Bower looks at the luminaries of the game - such people as Terry Venables, Ken Bates, Harry Rednapp and Brian Clough amongst others - and examines their history in managing the sport and the money they have made from it. The potted biographies of these and other individuals makes frightening reading with their financial chicanery so often being overlooked by the clubs (whose money was disappearing into a black hole) and the ruling bodies of the sport so long as they were producing the results on the pitch. The FA, who should have been regulating the sport, was toothless in the face of those who felt themselves beyond the FA's reach and sometimes above the law.
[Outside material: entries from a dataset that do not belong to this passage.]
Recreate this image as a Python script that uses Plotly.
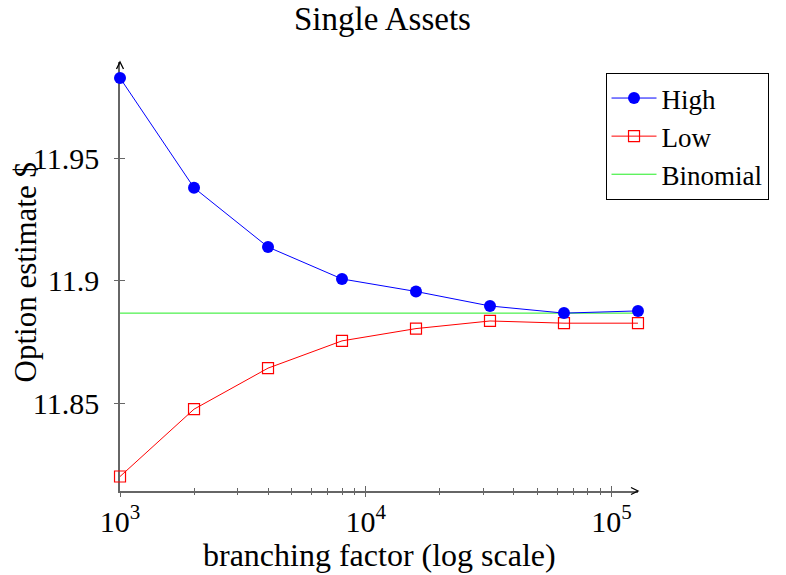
import math
import plotly.graph_objects as go

# Option estimates versus tree branching factor
BRANCHING = [1000, 2000, 4000, 8000, 16000, 32000, 64000, 128000]
HIGH = [11.9826, 11.9379, 11.9138, 11.9008, 11.8957, 11.8898, 11.8869, 11.8878]
LOW = [11.8204, 11.8478, 11.8645, 11.8756, 11.8806, 11.8837, 11.8828, 11.8828]
BINOMIAL = 11.8869

X_TICKS = [1000, 10000, 100000]
X_TICK_TEXT = ["10<sup>3</sup>", "10<sup>4</sup>", "10<sup>5</sup>"]
X_MINOR = [2000, 3000, 4000, 5000, 6000, 7000, 8000, 9000,
           20000, 30000, 40000, 50000, 60000, 70000, 80000, 90000]
Y_TICKS = [11.85, 11.9, 11.95]
Y_TICK_TEXT = ["11.85", "11.9", "11.95"]

FONT = "Liberation Serif"
AXIS_GREY = "#666666"

# a hair of slack so the end points count as inside the range
X_RANGE = [math.log10(1000) - 1e-4, math.log10(128000) + 1e-4]
Y_RANGE = [11.8145, 11.9891]

# plot area size in pixels, used to size the axis arrow tips
PLOT_W, PLOT_H = 518, 429

fig = go.Figure()

# carrier trace so the outward tick axes get drawn
fig.add_trace(go.Scatter(
    x=BRANCHING, y=[BINOMIAL] * len(BRANCHING), xaxis="x2", yaxis="y2",
    mode="lines", line=dict(width=0), showlegend=False, hoverinfo="skip",
))
fig.add_trace(go.Scatter(
    x=BRANCHING, y=[BINOMIAL] * len(BRANCHING), name="Binomial",
    mode="lines", line=dict(color="#22ee22", width=1),
    legendrank=3, cliponaxis=False,
))
fig.add_trace(go.Scatter(
    x=BRANCHING, y=LOW, name="Low", mode="lines+markers",
    line=dict(color="#ff0000", width=1),
    marker=dict(symbol="square-open", size=11, color="#ff0000",
                line=dict(width=1.2, color="#ff0000")),
    legendrank=2, cliponaxis=False,
))
fig.add_trace(go.Scatter(
    x=BRANCHING, y=HIGH, name="High", mode="lines+markers",
    line=dict(color="#0000ff", width=1),
    marker=dict(symbol="circle", size=12, color="#0000ff"),
    legendrank=1, cliponaxis=False,
))

common_x = dict(type="log", range=X_RANGE, showgrid=False, zeroline=False,
                layer="below traces")
common_y = dict(range=Y_RANGE, showgrid=False, zeroline=False,
                layer="below traces")

fig.update_layout(
    width=786, height=575,
    margin=dict(l=120, r=148, t=62, b=84, autoexpand=False),
    paper_bgcolor="white", plot_bgcolor="white",
    font=dict(family=FONT, size=31, color="black"),
    xaxis=dict(
        **common_x,
        showline=True, linecolor=AXIS_GREY, linewidth=1.5,
        tickmode="array", tickvals=X_TICKS, ticktext=X_TICK_TEXT,
        ticks="inside", ticklen=5, tickwidth=1, tickcolor=AXIS_GREY,
        tickfont=dict(family=FONT, size=30, color="black"),
        ticklabelstandoff=3,
        minor=dict(tickmode="array", tickvals=X_MINOR, ticks="inside",
                   ticklen=3, tickwidth=1, tickcolor=AXIS_GREY),
    ),
    xaxis2=dict(
        **common_x, overlaying="x", anchor="y", side="bottom",
        showline=False, showticklabels=False,
        tickmode="array", tickvals=X_TICKS,
        ticks="outside", ticklen=5, tickwidth=1, tickcolor=AXIS_GREY,
        minor=dict(tickmode="array", tickvals=X_MINOR, ticks="outside",
                   ticklen=3, tickwidth=1, tickcolor=AXIS_GREY),
    ),
    yaxis=dict(
        **common_y,
        showline=True, linecolor=AXIS_GREY, linewidth=1.5,
        tickmode="array", tickvals=Y_TICKS, ticktext=Y_TICK_TEXT,
        ticks="inside", ticklen=5, tickwidth=1, tickcolor=AXIS_GREY,
        tickfont=dict(family=FONT, size=30, color="black"),
        ticklabelstandoff=13,
    ),
    yaxis2=dict(
        **common_y, overlaying="y", anchor="x", side="left",
        showline=False, showticklabels=False,
        tickmode="array", tickvals=Y_TICKS,
        ticks="outside", ticklen=5, tickwidth=1, tickcolor=AXIS_GREY,
    ),
    legend=dict(
        x=0.9373, y=0.9744, xanchor="left", yanchor="top",
        bgcolor="white", bordercolor="black", borderwidth=1,
        font=dict(family=FONT, size=27, color="black"),
        itemwidth=45, traceorder="normal",
    ),
    showlegend=True,
)

annotations = [
    dict(text="Single Assets", xref="paper", yref="paper", x=0.506, y=1.1,
         xanchor="center", yanchor="middle", showarrow=False,
         font=dict(family=FONT, size=33, color="black")),
    dict(text="branching factor (log scale)", xref="paper", yref="paper",
         x=0.5, y=-0.149, xanchor="center", yanchor="middle", showarrow=False,
         font=dict(family=FONT, size=32, color="black")),
    dict(text="Option estimate $", xref="paper", yref="paper",
         x=-0.183, y=0.51, xanchor="center", yanchor="middle", textangle=-90,
         showarrow=False, font=dict(family=FONT, size=31, color="black")),
]
fig.update_layout(annotations=annotations)

# small open arrow tips at the ends of both axis lines
dx, dy = 7 / PLOT_W, 3.5 / PLOT_H
fig.add_shape(type="path", xref="paper", yref="paper",
              path=f"M {1 - dx} {dy} L 1 0 L {1 - dx} {-dy}",
              line=dict(color="black", width=1.3))
ex, ey = 3.5 / PLOT_W, 7 / PLOT_H
fig.add_shape(type="path", xref="paper", yref="paper",
              path=f"M {-ex} {1 - ey} L 0 1 L {ex} {1 - ey}",
              line=dict(color="black", width=1.3))

fig.write_html("out.html")
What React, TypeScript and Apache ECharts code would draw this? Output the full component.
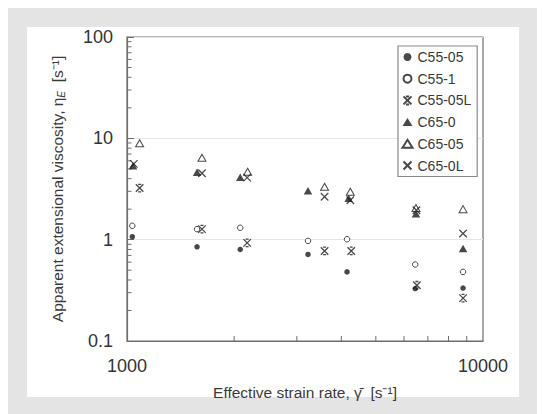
import React, { useEffect, useRef } from "react";
import * as echarts from "echarts";

// ---- data (x = effective strain rate, y = apparent extensional viscosity) ----
const C55_05: [number, number][] = [
  [1035, 1.07], [1573, 0.85], [2080, 0.8], [3224, 0.714], [4150, 0.481], [6450, 0.329], [8790, 0.333],
];
const C55_1: [number, number][] = [
  [1035, 1.37], [1573, 1.27], [2080, 1.31], [3224, 0.973], [4150, 1.01], [6450, 0.569], [8790, 0.481],
];
const C55_05L: [number, number][] = [
  [1085, 3.23], [1624, 1.27], [2175, 0.93], [3589, 0.774], [4264, 0.774], [6520, 0.355], [8790, 0.265],
];
const C65_0: [number, number][] = [
  [1040, 5.37], [1573, 4.62], [2080, 4.12], [3224, 3.04], [4193, 2.56], [6483, 1.8], [8790, 0.818],
];
const C65_05: [number, number][] = [
  [1085, 8.94], [1624, 6.44], [2182, 4.68], [3589, 3.33], [4239, 2.97], [6483, 2.05], [8790, 2.0],
];
const C65_0L: [number, number][] = [
  [1045, 5.6], [1624, 4.52], [2175, 4.1], [3589, 2.65], [4239, 2.45], [6500, 1.95], [8790, 1.15],
];
const SERIES_NAMES = ["C55-05", "C55-1", "C55-05L", "C65-0", "C65-05", "C65-0L"];
const X_MIN = 1000;
const X_MAX = 10000;
const Y_MIN = 0.1;
const Y_MAX = 100;
const X_MINOR = [2000, 3000, 4000, 5000, 6000, 7000, 8000, 9000];
const Y_MINOR = [
  0.2, 0.3, 0.4, 0.5, 0.6, 0.7, 0.8, 0.9,
  2, 3, 4, 5, 6, 7, 8, 9,
  20, 30, 40, 50, 60, 70, 80, 90,
];

const INK = "#1a1a1a";
const AXIS = "#6e6e6e";
const TXT = "#3a3a3a";
const FONT = "'Liberation Sans', Arial, Helvetica, sans-serif";

const HOURGLASS = "path://M3,0L7,0M3,10L7,10M0,0L10,10M10,0L0,10";
const CROSS = "path://M0,0L10,10M10,0L0,10";

export default function App() {
  const ref = useRef<HTMLDivElement>(null);
  useEffect(() => {
    if (!ref.current) return;
    const chart = echarts.init(ref.current, undefined, { renderer: "svg" });
    const tickSeries = (data: number[][], horizontal: boolean) => ({
      type: "custom",
      coordinateSystem: "cartesian2d",
      silent: true,
      clip: false,
      z: 1,
      data,
      renderItem: (_p: any, api: any) => {
        const p = api.coord([api.value(0), api.value(1)]);
        return {
          type: "line",
          shape: horizontal
            ? { x1: p[0], y1: p[1], x2: p[0] + 4.5, y2: p[1] }
            : { x1: p[0], y1: p[1], x2: p[0], y2: p[1] - 5 },
          style: { stroke: AXIS, lineWidth: 1 },
        };
      },
    });
    const option: any = {
      animation: false,
      backgroundColor: "transparent",
      textStyle: { fontFamily: FONT },
      grid: {
        left: 127,
        right: 62,
        top: 37,
        bottom: 73,
        show: true,
        borderColor: AXIS,
        borderWidth: 1.2,
        backgroundColor: "transparent",
      },
      legend: {
        data: SERIES_NAMES,
        orient: "vertical",
        left: 398,
        top: 46,
        itemWidth: 10,
        itemHeight: 8,
        itemGap: 7.7,
        padding: [4, 6, 4, 3],
        borderColor: "#8a8a8a",
        borderWidth: 1.2,
        backgroundColor: "#fff",
        textStyle: { fontSize: 14, color: TXT, fontFamily: FONT, lineHeight: 14 },
      },
      xAxis: {
        type: "log",
        logBase: 10,
        min: X_MIN,
        max: X_MAX,
        name: "Effective strain rate, \u03B3\u0307\u0304  [s\u207B\u00B9]",
        nameLocation: "middle",
        nameGap: 43,
        nameTextStyle: { fontSize: 15.5, color: TXT, fontFamily: FONT },
        axisLine: { show: true, lineStyle: { color: AXIS, width: 1.2 } },
        axisTick: { show: false },
        splitLine: { show: false },
        axisLabel: {
          fontSize: 18,
          color: "#333",
          margin: 16,
          fontFamily: FONT,
          showMinLabel: true,
          showMaxLabel: true,
          formatter: (v: number) => String(Math.round(v)),
        },
      },
      yAxis: {
        type: "log",
        logBase: 10,
        min: Y_MIN,
        max: Y_MAX,
        name: "{a|Apparent extensional viscosity, \u03B7}{s|E}{a|  [s\u207B\u00B9]}",
        nameLocation: "middle",
        nameGap: 61,
        nameTextStyle: {
          fontSize: 15.5,
          color: TXT,
          fontFamily: FONT,
          rich: {
            a: { fontSize: 15.5, color: TXT, fontFamily: FONT },
            s: { fontSize: 10, color: TXT, fontFamily: FONT, fontStyle: "italic", verticalAlign: "bottom", padding: [7, 0, 0, 0] },
          },
        },
        axisLine: { show: true, lineStyle: { color: AXIS, width: 1.2 } },
        axisTick: { show: true, inside: true, length: 7, lineStyle: { color: AXIS } },
        splitLine: { show: true, lineStyle: { color: "#e6e6e6", width: 1 } },
        axisLabel: {
          fontSize: 18,
          color: "#333",
          margin: 14,
          fontFamily: FONT,
          formatter: (v: number) => (v < 1 ? v.toFixed(1) : String(Math.round(v))),
        },
      },
      series: [
        tickSeries(X_MINOR.map((v) => [v, Y_MIN]), false),
        tickSeries(Y_MINOR.map((v) => [X_MIN, v]), true),
        {
          name: "C55-05", type: "scatter", data: C55_05, symbol: "circle", symbolSize: 5.5,
          itemStyle: { color: INK },
        },
        {
          name: "C55-1", type: "scatter", data: C55_1, symbol: "circle", symbolSize: 5.5,
          itemStyle: { color: "#fff", borderColor: INK, borderWidth: 1 },
        },
        {
          name: "C55-05L", type: "scatter", data: C55_05L, symbol: HOURGLASS, symbolSize: 7.5,
          itemStyle: { color: "none", borderColor: INK, borderWidth: 1.3 },
        },
        {
          name: "C65-0", type: "scatter", data: C65_0, symbol: "triangle", symbolSize: [8.5, 7.5],
          itemStyle: { color: INK },
        },
        {
          name: "C65-05", type: "scatter", data: C65_05, symbol: "triangle", symbolSize: [8, 7],
          itemStyle: { color: "#fff", borderColor: INK, borderWidth: 1 },
        },
        {
          name: "C65-0L", type: "scatter", data: C65_0L, symbol: CROSS, symbolSize: 7.5,
          itemStyle: { color: "none", borderColor: INK, borderWidth: 1.2 },
        },
      ],
    };
    chart.setOption(option);
    return () => chart.dispose();
  }, []);

  return (
    <div style={{ position: "absolute", left: 0, top: 0, width: 545, height: 414, background: "#fff" }}>
      <div style={{ position: "absolute", left: 8, top: 8, width: 529, bottom: 0, background: "#e4e4e4" }} />
      <div style={{ position: "absolute", left: 27, top: 27, width: 492, height: 370, background: "#fff" }} />
      <div ref={ref} style={{ position: "absolute", left: 0, top: 0, width: 545, height: 414 }} />
    </div>
  );
}
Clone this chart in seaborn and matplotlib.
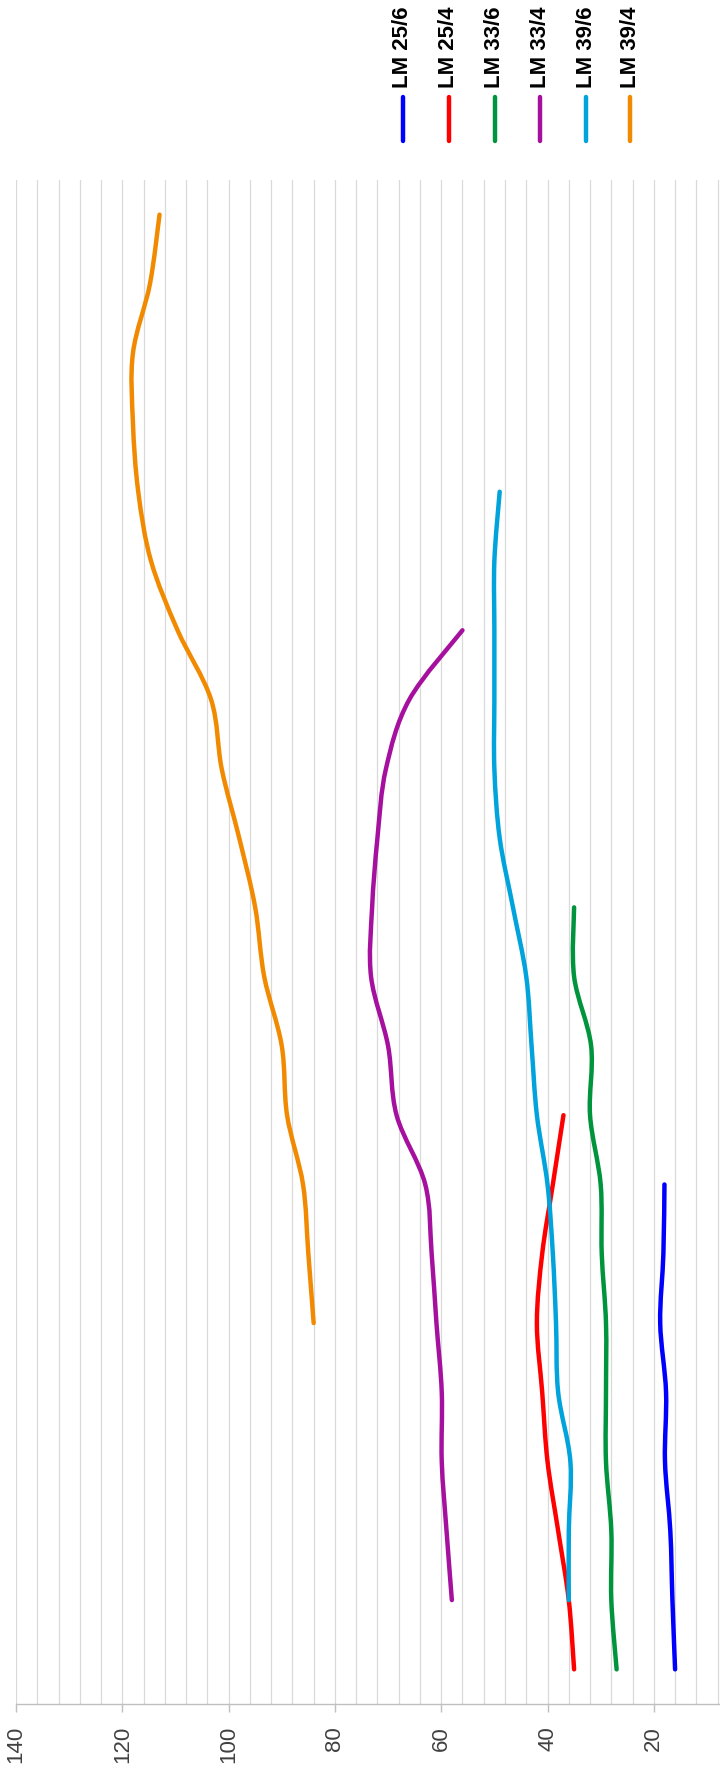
import numpy as np
import pandas as pd
import matplotlib
matplotlib.use("Agg")
import matplotlib.pyplot as plt
import seaborn as sns
from matplotlib.lines import Line2D
from matplotlib.path import Path
from matplotlib.patheffects import AbstractPathEffect
from matplotlib.transforms import IdentityTransform

nan = np.nan

# categories (no labels shown on the category axis)
categories = list(range(22))

series_names = ["LM 25/6", "LM 25/4", "LM 33/6", "LM 33/4", "LM 39/6", "LM 39/4"]
series_colors = ["#0000ff", "#ff0000", "#00943c", "#a5119e", "#00a3dc", "#f18a00"]

lm25_6 = [16, 16.5, 16.9, 17.9, 17.7, 18.8, 18.2, 18]
lm25_4 = [35, 36, 38, 40, 41, 42, 41, 39, 37]
lm33_6 = [27, 28, 28, 29, 29, 29, 29.8, 30, 32, 31.8, 35, 35]
lm33_4 = [nan, 58, 59, 59.9, 59.9, 60.9, 61.8, 63, 68.4, 70, 73.2, 73, 72, 70.4, 66, 56]
lm39_6 = [nan, 36, 36, 35.7, 38, 38.4, 39, 40, 42, 43, 44, 46.5, 49, 50, 50, 50, 50, 49]
lm39_4 = [nan, nan, nan, nan, nan, 84, 85, 86, 89, 90, 93.3, 95, 98, 101.3, 103.3,
          109.6, 114.6, 117, 118, 118, 114.8, 113]

series_values = [lm25_6, lm25_4, lm33_6, lm33_4, lm39_6, lm39_4]

value_ticks = [20, 40, 60, 80, 100, 120, 140]
grid_ticks = list(range(8, 141, 4))


class Smooth(AbstractPathEffect):
    # draws the polyline as a smooth bezier through its own vertices (excel style)
    def draw_path(self, renderer, gc, tpath, affine, rgbFace=None):
        p = affine.transform(tpath.vertices)
        n = len(p)
        if n < 3:
            renderer.draw_path(gc, tpath, affine, rgbFace)
            return
        ext = np.vstack([p[0], p, p[-1]])
        verts = [p[0]]
        codes = [Path.MOVETO]
        for i in range(n - 1):
            a, b, c, d = ext[i], ext[i + 1], ext[i + 2], ext[i + 3]
            verts += [b + (c - a) / 6, c - (d - b) / 6, c]
            codes += [Path.CURVE4] * 3
        renderer.draw_path(gc, Path(np.array(verts), codes), IdentityTransform(), None)


sns.set_theme(style="white")
plt.rcParams["font.family"] = ["Liberation Sans", "DejaVu Sans"]

W, H = 720, 1775
fig = plt.figure(figsize=(W / 100, H / 100), dpi=100)
ax = fig.add_axes([16 / W, 1 - 1704 / H, (W - 16) / W, 1524 / H])

for name, vals, col in zip(series_names, series_values, series_colors):
    df = pd.DataFrame({"cat": categories[:len(vals)], "value": vals}).dropna()
    sns.lineplot(data=df, x="value", y="cat", sort=False, estimator=None,
                 color=col, linewidth=3.2, ax=ax, legend=False,
                 solid_capstyle="round", solid_joinstyle="round")

for ln in ax.lines:
    ln.set_path_effects([Smooth()])

ax.set_xlim(140, 7.55)
ax.set_ylim(-0.5, 21.5)
ax.set_xticks(value_ticks)
ax.set_xticks(grid_ticks, minor=True)
ax.set_yticks([])
ax.set_xlabel("")
ax.set_ylabel("")
ax.grid(True, which="both", axis="x", color="#d9d9d9", linewidth=0.9)
ax.set_axisbelow(True)
for s in ["top", "left", "right"]:
    ax.spines[s].set_visible(False)
ax.spines["bottom"].set_color("#bfbfbf")
ax.spines["bottom"].set_linewidth(1.0)
ax.tick_params(axis="x", which="major", bottom=True, length=6, width=1,
               color="#bfbfbf", pad=10, labelsize=16, labelcolor="#404040",
               labelrotation=90)
ax.tick_params(axis="x", which="minor", length=0)
for lab in ax.get_xticklabels():
    lab.set_va("top")
    lab.set_ha("center")

# legend along the top, rotated like the rest of the chart
leg_x = [403, 449, 495, 540, 586, 630]
for name, col, lx in zip(series_names, series_colors, leg_x):
    fig.add_artist(Line2D([lx / W, lx / W], [1 - 97 / H, 1 - 141 / H],
                          transform=fig.transFigure, color=col, linewidth=3.2,
                          solid_capstyle="round"))
    fig.text(lx / W, 1 - 88 / H, name, rotation=90, ha="center", va="bottom",
             fontsize=16, fontweight="bold", color="black")

fig.savefig("out.png", dpi=100)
The finances of football were transformed when Sky won the rights to screen the Premier League. The sums involved were such that there should have been a trickle down effect right into the grass roots of the game which would have meant more home-grown players coming into professional football. Instead of this happening to any great extent the money has been leached out of football in the UK and used to buy foreign players, often of questionable ability. In fact some clubs were trading players so regularly and to little effect on the pitch that it must be wondered if the point of the transfers was the 'bung' which might have been attached to the transactions.

Agents proliferate in the game, but some seem to look after their own interests rather than the players they represent. Many of the top agents seem able to insert themselves into transfers - and take a fee - when there is no apparent rationale for them being involved at all. The 'fees' they take are frightening. At the beginning of the book I was shocked to find that the fee that might be taken on a single transfer could well be substantially more than the average worker might earn in a year. By the end of the book I was stunned when the fee for similar transfers would buy substantial houses.

And who's paying for all this? Well, the fans are with the extortionate ticket prices. Some club chairmen lacking business acumen have found themselves substantially out of pocket when they've bought a club expecting to make a profit. If you're a subscriber to Sky television you've been funding the corruption. Ultimately though, we've all been paying as the attitude to payment of Income Tax has been cavalier if not downright dishonest.

Bower is an investigative journalist of some note. This can be problematic as the investigator looks for what is wrong rather than what is right. Reading this book it's easy to think that honest people in the upper reaches of football are few and far between, that even those who set out to be honest have to accommodate corruption in order to survive. I hope this isn't the case, but I fear that I'm being naïve.

Broken Dreams is generally very readable although the mass of figures is occasionally confusing even for someone who is used to reading about money. Footnotes to support some of the individual statements would have been helpful as referring to the notes at the back is time consuming and I would have liked to have known how some of the information came to be in the public domain. That's a purist's view though and doesn't detract from the overall message.

If you enjoy this type of book you might also like to read Michael Crick's excellent and very revealing biography of Sir Alex Ferguson.